Good News for Everybody
48. Sent by Christ "to bring good news to the poor" (Lk 4:18), we are called to enter into the concrete conditions of men and women today in order to share with them a word of hope and of friendship, above all in these times when so many have lost hope for a more human world. Today many people are affected by the results of the worldwide economic, social and moral crisis causing so much vulnerability and intolerance. Our preaching will demonstrate our compassion for those who suffer, bear witness to our solidarity with the socially rejected and with those who live on the fringes of our societies, and speak prophetically to denounce whatever is dehumanizing, above all calling people to a change of mind and heart. Others suffer from social pressures that foster fundamentalism, violence and persecution. Our preaching will be on the lookout for any kind of possible dialogue; it will aim to promote respectful listening to others and ways of speaking that are not confrontational but that humbly seek the truth along with them. Finally, in the context of secularization, our preaching will aim to show how faith gives meaning to life, integrates the person, and puts us in relation to God and to others.

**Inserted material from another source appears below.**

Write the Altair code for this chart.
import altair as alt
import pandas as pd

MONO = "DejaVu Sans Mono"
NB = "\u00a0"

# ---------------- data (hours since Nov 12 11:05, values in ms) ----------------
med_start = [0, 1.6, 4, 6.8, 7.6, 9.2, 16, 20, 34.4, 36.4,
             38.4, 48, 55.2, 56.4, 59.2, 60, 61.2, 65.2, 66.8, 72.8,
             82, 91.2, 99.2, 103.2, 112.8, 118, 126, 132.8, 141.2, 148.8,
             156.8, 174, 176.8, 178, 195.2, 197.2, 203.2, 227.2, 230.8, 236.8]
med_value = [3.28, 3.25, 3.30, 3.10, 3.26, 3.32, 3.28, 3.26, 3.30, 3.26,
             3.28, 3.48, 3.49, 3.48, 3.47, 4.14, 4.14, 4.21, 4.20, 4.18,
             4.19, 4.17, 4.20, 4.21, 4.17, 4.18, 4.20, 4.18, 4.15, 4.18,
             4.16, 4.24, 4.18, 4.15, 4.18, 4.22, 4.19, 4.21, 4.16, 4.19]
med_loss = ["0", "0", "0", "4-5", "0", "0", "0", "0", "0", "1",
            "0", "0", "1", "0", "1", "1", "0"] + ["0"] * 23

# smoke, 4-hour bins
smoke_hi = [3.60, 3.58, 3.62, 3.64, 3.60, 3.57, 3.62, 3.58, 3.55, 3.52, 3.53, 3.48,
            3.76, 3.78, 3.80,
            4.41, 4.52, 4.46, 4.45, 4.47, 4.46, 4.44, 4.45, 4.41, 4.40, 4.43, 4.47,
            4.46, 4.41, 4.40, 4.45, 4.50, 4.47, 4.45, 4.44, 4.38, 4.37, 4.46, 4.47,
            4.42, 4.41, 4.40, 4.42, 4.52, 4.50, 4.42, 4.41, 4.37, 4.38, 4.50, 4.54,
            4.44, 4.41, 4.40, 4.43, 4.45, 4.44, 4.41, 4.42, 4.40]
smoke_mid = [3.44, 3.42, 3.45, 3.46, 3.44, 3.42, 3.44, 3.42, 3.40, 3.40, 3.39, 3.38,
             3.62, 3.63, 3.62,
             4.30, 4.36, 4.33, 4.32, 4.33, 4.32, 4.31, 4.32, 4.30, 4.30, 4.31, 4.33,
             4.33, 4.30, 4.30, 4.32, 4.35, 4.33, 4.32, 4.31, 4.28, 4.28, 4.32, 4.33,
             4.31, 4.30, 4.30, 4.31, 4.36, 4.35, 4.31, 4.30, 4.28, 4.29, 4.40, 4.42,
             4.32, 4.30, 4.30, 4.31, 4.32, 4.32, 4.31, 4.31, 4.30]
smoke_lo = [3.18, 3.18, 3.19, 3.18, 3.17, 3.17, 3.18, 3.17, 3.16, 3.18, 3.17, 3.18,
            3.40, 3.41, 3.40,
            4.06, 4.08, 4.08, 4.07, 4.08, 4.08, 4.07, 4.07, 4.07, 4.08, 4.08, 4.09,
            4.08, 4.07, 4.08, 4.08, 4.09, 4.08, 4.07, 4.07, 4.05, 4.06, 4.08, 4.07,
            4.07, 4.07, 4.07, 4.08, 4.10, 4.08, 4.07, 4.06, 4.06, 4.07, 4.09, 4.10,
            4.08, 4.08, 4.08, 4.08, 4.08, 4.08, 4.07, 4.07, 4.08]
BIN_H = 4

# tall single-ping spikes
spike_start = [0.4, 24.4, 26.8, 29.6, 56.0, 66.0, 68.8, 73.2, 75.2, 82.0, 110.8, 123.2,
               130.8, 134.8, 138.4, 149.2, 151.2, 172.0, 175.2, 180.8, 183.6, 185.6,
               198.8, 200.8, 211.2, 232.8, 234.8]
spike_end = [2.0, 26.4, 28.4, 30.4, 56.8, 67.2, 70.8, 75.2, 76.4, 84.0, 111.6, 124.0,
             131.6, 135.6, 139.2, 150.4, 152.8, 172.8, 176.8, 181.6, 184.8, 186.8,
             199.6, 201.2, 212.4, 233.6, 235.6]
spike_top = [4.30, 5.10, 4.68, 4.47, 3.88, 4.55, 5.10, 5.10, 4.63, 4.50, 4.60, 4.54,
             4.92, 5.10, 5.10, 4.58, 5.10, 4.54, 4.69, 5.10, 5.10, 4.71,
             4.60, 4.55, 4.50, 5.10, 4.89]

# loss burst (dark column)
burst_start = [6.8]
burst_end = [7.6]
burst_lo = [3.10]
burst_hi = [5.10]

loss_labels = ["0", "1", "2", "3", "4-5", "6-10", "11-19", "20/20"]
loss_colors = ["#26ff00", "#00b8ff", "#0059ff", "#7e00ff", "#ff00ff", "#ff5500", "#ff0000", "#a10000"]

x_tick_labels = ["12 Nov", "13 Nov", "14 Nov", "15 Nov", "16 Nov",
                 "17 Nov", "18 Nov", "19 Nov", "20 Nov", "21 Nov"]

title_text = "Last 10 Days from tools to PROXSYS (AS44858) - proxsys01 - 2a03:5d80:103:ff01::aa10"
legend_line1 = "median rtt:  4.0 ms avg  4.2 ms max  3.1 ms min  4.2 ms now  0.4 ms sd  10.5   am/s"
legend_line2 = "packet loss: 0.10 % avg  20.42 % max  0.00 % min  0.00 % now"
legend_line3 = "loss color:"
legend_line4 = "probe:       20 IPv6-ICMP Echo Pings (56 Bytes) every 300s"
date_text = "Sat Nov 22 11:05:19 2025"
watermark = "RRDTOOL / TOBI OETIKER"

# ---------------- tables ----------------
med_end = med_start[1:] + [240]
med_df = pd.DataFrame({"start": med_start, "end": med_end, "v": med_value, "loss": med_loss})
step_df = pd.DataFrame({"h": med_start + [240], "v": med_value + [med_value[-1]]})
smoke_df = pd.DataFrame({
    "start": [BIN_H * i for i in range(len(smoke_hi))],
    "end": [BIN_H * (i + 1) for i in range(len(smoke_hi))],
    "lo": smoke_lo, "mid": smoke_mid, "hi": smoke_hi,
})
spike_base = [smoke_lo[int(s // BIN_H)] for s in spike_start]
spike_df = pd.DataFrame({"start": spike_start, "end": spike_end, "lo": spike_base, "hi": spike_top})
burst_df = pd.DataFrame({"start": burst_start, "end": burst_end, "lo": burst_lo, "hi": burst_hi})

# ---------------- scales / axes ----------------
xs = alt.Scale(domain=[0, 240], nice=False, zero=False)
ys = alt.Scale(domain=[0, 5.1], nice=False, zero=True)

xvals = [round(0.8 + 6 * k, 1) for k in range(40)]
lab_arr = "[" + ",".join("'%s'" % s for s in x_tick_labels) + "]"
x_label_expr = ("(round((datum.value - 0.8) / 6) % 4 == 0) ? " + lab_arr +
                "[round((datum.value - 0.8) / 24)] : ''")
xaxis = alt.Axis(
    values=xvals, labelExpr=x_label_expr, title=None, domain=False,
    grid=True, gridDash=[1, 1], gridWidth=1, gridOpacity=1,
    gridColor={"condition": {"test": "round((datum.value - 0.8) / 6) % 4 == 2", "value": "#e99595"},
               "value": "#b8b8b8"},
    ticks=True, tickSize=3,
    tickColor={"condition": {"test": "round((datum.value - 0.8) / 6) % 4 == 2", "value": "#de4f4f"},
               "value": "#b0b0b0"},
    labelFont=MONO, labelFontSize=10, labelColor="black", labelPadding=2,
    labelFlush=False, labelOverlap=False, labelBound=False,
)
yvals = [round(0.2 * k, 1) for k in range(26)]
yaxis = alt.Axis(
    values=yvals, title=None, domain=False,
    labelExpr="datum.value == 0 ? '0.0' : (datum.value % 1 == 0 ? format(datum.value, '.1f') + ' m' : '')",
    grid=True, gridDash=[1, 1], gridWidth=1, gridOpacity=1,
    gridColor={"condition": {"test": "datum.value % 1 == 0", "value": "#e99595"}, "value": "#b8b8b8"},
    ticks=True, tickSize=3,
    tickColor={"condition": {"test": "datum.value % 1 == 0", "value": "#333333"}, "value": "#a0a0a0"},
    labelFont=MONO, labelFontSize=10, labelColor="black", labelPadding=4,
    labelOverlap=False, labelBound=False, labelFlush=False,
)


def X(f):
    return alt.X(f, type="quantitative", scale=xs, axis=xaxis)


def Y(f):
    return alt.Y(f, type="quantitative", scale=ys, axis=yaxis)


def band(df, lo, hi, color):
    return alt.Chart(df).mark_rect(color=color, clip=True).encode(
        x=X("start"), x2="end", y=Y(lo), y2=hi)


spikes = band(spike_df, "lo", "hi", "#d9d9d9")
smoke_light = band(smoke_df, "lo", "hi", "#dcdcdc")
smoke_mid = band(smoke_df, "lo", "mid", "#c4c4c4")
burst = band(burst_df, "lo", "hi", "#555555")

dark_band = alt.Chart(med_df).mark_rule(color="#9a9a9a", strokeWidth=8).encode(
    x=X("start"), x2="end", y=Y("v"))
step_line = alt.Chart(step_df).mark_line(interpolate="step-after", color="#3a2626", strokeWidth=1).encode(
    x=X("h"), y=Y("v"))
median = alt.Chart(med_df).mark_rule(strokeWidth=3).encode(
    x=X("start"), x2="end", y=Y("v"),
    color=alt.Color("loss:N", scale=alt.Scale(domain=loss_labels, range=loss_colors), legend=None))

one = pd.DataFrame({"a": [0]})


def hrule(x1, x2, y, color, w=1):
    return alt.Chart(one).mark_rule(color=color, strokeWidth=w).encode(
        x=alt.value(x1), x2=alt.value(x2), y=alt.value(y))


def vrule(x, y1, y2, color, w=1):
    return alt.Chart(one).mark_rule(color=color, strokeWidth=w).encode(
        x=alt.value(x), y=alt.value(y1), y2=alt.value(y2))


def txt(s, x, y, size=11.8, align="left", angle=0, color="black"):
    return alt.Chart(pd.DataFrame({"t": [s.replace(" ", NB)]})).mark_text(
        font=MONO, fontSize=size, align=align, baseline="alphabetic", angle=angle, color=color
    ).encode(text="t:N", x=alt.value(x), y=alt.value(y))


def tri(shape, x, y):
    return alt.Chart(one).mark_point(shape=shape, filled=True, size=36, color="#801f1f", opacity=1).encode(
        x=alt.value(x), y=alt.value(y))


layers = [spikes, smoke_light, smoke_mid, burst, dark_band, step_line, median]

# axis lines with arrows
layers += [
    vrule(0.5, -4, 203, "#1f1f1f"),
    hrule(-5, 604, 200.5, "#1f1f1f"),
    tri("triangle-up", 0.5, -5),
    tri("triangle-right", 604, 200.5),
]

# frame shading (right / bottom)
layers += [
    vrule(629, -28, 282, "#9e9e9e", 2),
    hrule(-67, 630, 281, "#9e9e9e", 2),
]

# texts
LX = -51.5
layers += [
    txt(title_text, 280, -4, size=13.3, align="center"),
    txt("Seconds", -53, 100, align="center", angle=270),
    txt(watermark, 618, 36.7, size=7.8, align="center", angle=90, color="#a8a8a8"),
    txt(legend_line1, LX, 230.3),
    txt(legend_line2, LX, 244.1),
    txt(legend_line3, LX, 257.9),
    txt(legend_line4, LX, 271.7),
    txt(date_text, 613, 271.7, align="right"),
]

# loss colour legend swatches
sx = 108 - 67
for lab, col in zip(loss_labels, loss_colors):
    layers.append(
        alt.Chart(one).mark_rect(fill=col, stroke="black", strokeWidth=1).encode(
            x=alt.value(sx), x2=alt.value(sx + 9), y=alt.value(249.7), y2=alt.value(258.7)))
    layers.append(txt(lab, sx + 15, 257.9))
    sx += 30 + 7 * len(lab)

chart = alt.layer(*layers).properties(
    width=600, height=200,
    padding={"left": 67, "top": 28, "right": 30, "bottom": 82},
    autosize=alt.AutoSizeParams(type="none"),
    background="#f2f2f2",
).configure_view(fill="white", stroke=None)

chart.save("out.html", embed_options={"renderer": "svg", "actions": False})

Faith opens up an unexpected horizon of human freedom.
"Go to My Brothers and Speak to Them" (Jn 20:17)
49. Celebrating eight centuries of the existence of the Order of Preachers will consist less in commemorating an anniversary than in pushing forward, all of us together enthusiastically, towards the future of our charism. We are confident that the ministry of evangelization will remain a necessity for the church at the service of the world. Indeed, "How beautiful are the feel of those who proclaim peace and who bring good news!" (Rm 10:15) We believe that God has a magnificent plan for the whole human community and that he has chosen us, despite our weaknesses, to be joyful witnesses to his good news.